In 2025, Georgia’s restaurant landscape is shifting in painful and visible ways. Across Savannah, Atlanta, and beyond, longtime dining institutions and neighborhood favorites are shutting their doors—with little warning and much sadness.
Rising costs, shrinking margins, and post-pandemic pressure are squeezing operations already running on razor-thin profit (see also factories). These closures aren’t just business decisions—they’re community losses.
Below are some of the most prominent restaurant closures in Georgia this year, and what they reveal about where the industry is heading.

The Lady & Sons (Savannah)
Final service: July 31, 2025
After more than three decades, Paula Deen and her sons quietly shuttered The Lady & Sons (alongside The Chicken Box) with a brief announcement: “July 31st was the last day of service.”
What made this closure especially jarring was how sudden it felt. Windows were brown-papered overnight; frequent visitors say the dining rooms were still busy up until the last day.
For Savannah, the loss is more than symbolic. The Lady & Sons was more than a restaurant—it was a tourist pilgrimage, a Southern comfort staple, and a local landmark. Its closure echoes one of the harshest realities of 2025: no legacy or brand equity is immune when operating costs surge and consumer patterns shift.
Jekyll Brewing
Closed: by May 11, 2025 (Mother’s Day weekend)
From Alpharetta to Woodstock and beyond, all four Georgia locations (and its Florida location) of Jekyll Brewing abruptly shut down by mid-May.
Per Fox 5 Atlanta, former employees reported that final paychecks went unpaid, many heard of the shutdown through the grapevine, and some were left stunned by how fast things unraveled.
A regional craft brewer once viewed as a rising star, Jekyll’s disappearance underscores how volatile the brewpub model is when margins shrink and capital becomes constrained.
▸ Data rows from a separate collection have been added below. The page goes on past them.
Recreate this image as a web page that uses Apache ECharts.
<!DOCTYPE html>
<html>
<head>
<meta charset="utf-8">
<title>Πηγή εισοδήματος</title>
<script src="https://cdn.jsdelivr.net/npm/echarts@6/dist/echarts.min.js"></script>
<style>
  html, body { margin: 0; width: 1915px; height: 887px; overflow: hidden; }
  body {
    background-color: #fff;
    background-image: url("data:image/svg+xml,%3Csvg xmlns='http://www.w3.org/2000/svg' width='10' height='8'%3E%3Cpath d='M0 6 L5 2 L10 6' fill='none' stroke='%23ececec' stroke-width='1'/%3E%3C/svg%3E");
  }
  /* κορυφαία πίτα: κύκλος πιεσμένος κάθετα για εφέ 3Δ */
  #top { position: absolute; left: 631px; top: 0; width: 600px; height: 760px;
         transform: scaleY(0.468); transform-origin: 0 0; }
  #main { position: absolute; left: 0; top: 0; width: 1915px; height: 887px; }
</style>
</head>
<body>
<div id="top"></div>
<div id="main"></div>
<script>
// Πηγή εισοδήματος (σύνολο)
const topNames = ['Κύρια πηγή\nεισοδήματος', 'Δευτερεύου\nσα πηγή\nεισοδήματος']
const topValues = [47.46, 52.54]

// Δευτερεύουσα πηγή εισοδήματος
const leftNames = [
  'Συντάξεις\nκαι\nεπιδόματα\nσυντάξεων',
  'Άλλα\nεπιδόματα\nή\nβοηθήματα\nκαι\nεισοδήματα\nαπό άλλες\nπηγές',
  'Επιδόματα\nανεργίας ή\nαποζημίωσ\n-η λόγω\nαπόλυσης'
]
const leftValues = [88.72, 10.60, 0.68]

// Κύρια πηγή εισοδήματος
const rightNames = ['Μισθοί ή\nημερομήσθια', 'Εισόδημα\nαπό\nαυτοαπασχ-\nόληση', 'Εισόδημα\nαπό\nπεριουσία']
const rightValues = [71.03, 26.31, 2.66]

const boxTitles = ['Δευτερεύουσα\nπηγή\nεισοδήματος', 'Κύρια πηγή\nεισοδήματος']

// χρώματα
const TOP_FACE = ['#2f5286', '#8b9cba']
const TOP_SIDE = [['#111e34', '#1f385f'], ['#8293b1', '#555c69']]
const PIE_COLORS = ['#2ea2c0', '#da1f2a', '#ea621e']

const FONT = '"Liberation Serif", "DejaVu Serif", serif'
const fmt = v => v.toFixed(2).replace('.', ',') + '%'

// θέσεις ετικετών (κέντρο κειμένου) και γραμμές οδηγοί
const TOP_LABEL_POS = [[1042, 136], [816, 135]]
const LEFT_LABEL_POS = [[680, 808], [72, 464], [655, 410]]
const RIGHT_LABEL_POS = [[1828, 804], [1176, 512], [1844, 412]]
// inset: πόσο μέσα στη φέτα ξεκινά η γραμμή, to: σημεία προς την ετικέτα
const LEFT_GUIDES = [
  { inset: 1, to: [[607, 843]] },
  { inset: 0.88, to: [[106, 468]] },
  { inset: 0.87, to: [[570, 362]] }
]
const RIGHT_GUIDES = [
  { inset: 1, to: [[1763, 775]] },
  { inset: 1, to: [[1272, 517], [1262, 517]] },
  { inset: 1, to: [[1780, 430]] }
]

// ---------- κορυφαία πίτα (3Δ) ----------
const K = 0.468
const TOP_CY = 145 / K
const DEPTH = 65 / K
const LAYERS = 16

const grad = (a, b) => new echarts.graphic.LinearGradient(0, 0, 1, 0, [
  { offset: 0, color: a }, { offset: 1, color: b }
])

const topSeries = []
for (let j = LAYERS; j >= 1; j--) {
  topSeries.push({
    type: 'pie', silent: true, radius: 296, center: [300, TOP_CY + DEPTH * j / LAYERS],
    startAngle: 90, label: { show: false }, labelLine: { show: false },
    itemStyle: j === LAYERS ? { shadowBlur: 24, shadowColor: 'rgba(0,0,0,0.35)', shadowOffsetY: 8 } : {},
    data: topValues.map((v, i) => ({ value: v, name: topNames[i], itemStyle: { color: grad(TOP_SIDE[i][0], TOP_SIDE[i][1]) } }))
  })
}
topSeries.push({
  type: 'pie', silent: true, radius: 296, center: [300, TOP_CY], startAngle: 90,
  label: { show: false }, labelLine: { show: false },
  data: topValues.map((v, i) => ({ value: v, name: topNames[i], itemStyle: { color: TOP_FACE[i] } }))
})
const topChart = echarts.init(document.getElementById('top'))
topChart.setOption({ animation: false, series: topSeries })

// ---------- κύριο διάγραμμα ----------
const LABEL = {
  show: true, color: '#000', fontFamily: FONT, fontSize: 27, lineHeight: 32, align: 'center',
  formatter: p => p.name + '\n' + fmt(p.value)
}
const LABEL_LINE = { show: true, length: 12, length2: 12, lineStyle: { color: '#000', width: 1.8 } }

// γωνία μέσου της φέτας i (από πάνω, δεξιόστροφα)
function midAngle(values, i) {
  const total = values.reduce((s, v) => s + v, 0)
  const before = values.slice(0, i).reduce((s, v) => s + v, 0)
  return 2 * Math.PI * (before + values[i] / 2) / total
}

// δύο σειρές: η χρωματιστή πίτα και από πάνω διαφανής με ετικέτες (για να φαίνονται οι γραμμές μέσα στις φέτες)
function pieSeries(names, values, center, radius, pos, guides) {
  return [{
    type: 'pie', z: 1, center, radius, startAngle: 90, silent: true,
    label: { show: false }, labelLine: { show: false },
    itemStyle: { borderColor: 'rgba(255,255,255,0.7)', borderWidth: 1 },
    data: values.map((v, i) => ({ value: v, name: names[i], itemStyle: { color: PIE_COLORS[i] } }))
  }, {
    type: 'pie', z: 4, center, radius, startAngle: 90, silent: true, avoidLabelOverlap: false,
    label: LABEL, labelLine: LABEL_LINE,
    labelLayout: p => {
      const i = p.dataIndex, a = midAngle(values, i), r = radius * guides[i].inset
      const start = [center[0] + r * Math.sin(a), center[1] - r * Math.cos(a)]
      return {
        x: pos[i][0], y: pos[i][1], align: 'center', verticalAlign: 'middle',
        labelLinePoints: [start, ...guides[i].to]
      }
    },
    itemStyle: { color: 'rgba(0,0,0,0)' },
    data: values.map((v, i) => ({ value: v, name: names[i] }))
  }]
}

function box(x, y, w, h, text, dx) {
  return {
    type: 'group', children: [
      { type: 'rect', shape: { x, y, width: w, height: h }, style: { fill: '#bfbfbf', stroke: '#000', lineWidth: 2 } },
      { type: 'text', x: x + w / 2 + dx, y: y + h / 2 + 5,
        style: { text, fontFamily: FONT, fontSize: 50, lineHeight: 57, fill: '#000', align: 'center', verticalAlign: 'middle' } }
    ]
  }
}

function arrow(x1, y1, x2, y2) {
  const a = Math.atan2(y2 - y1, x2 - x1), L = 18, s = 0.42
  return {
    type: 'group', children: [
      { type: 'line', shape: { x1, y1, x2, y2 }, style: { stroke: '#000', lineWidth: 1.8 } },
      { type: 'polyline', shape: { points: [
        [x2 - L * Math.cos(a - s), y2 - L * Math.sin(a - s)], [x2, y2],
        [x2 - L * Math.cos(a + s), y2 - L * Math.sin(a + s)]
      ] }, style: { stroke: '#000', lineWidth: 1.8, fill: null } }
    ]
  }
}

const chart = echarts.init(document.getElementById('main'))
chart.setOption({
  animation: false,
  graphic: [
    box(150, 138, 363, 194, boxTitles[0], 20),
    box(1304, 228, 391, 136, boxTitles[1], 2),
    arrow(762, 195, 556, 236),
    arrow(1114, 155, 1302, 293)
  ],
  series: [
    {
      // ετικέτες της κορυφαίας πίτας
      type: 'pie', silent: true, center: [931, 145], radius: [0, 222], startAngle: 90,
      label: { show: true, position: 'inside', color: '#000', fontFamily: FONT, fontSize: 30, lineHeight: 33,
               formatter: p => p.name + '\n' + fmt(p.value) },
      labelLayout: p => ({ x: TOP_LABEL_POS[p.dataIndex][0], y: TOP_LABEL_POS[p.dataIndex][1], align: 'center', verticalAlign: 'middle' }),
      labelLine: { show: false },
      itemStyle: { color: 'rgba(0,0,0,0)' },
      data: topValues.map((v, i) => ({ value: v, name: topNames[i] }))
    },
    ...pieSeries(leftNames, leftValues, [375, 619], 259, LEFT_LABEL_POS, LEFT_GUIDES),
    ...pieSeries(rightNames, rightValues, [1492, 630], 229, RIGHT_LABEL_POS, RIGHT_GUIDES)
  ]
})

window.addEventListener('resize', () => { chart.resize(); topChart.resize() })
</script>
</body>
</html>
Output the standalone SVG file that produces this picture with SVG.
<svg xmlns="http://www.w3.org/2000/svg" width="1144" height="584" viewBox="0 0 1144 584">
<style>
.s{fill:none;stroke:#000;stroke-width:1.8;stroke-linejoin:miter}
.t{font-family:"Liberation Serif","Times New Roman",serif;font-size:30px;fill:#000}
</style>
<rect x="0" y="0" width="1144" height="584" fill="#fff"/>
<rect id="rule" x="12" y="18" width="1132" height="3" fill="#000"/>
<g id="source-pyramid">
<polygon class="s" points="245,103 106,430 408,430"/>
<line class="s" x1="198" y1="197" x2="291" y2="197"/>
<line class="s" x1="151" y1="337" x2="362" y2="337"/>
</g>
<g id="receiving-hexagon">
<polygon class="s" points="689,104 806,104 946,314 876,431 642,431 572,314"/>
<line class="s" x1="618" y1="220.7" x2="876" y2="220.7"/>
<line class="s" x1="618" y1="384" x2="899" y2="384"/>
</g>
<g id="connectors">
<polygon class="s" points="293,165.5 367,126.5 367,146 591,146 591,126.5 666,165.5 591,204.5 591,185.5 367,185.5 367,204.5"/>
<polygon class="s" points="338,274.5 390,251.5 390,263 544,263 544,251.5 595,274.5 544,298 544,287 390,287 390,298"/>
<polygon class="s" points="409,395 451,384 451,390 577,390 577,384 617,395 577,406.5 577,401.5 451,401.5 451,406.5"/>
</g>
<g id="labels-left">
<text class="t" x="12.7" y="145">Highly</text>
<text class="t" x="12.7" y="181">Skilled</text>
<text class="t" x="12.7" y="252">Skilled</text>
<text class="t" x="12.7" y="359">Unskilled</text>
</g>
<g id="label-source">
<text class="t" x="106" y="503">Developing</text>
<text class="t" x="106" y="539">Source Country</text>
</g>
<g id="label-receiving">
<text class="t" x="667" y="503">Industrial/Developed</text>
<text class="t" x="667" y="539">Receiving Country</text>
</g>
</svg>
For fans of local beer and taproom culture, it’s a sharp reminder: even well-loved brands can vanish overnight.
Taco Mac (Virginia-Highland flagship)
Closed: May 12, 2025
The flagship Taco Mac in Virginia-Highland—operating for 46 years—shut its doors in May with little fanfare.
While Taco Mac insists this was a strategic move (not a failing location), the emotional sting is real. This was the original Taco Mac: where many Atlantans grew up watching games, sharing wings, and feeling rooted.
Employees were reportedly offered transfers to other branches, and the space is expected to be taken over by a new concept.
Still, the shuttering of that flagship marks a shift: even heritage sites aren’t safe when corporate pressures demand margin improvements.
Lure (Midtown Atlanta)
Last service: August 30, 2025
Lure, the well-loved seafood spot in Midtown, announced its closing in the summer.
Rather than a collapse, the restaurant framed it as a difficult but strategic decision—maintaining private events/pop-ups through year’s end and possibly reassigning staff to sister locations.
Still, Midtown loses a steady anchor. In a city where hospitality concepts rise and fall fast, Lure’s exit underscores how even established, well-positioned spots must navigate rent pressures, labor competition, and shifting tastes.
On the Border (Georgia chain locations)
Closed: March 2025
In early March, On the Border filed for Chapter 11 and simultaneously closed all of its Georgia locations.
From Buckhead to Buford, Duluth to Kennesaw, the Tex-Mex chain exited the state entirely.
The chain cited inflation, rising labor costs, lease burdens, and reduced dining frequency as contributing factors.
This wasn’t a stealth move; it was a mass withdrawal.
Hooters (Georgia company-owned locations)
Closures: early June 2025
This one’s not for everyone, but like On the Border, the chains give a glimpse into some of the economics at play. Hooters of America filed for bankruptcy in March 2025 and committed to offloading company-owned restaurants to franchisees.
In Georgia, at least four locations were abruptly shuttered—Atlanta (Peachtree Street), Duluth, Douglasville, Valdosta.
EATS (Ponce de Leon, Atlanta)
Closing: October 18, 2025
For 33 years, EATS served comfort food and community on Ponce de Leon Ave. In 2025, it will close permanently.
Owner Bob Hatcher, now 73, acknowledged continuing losses since the pandemic, and blamed escalated property taxes and utility bills for sealing the decision.
In a rapidly redeveloping corridor, EATS became a casualty of changing urban economics. Its loss is a local heartbreak: a spot many Atlantans called a favorite, perhaps a fixture, is being unmoored.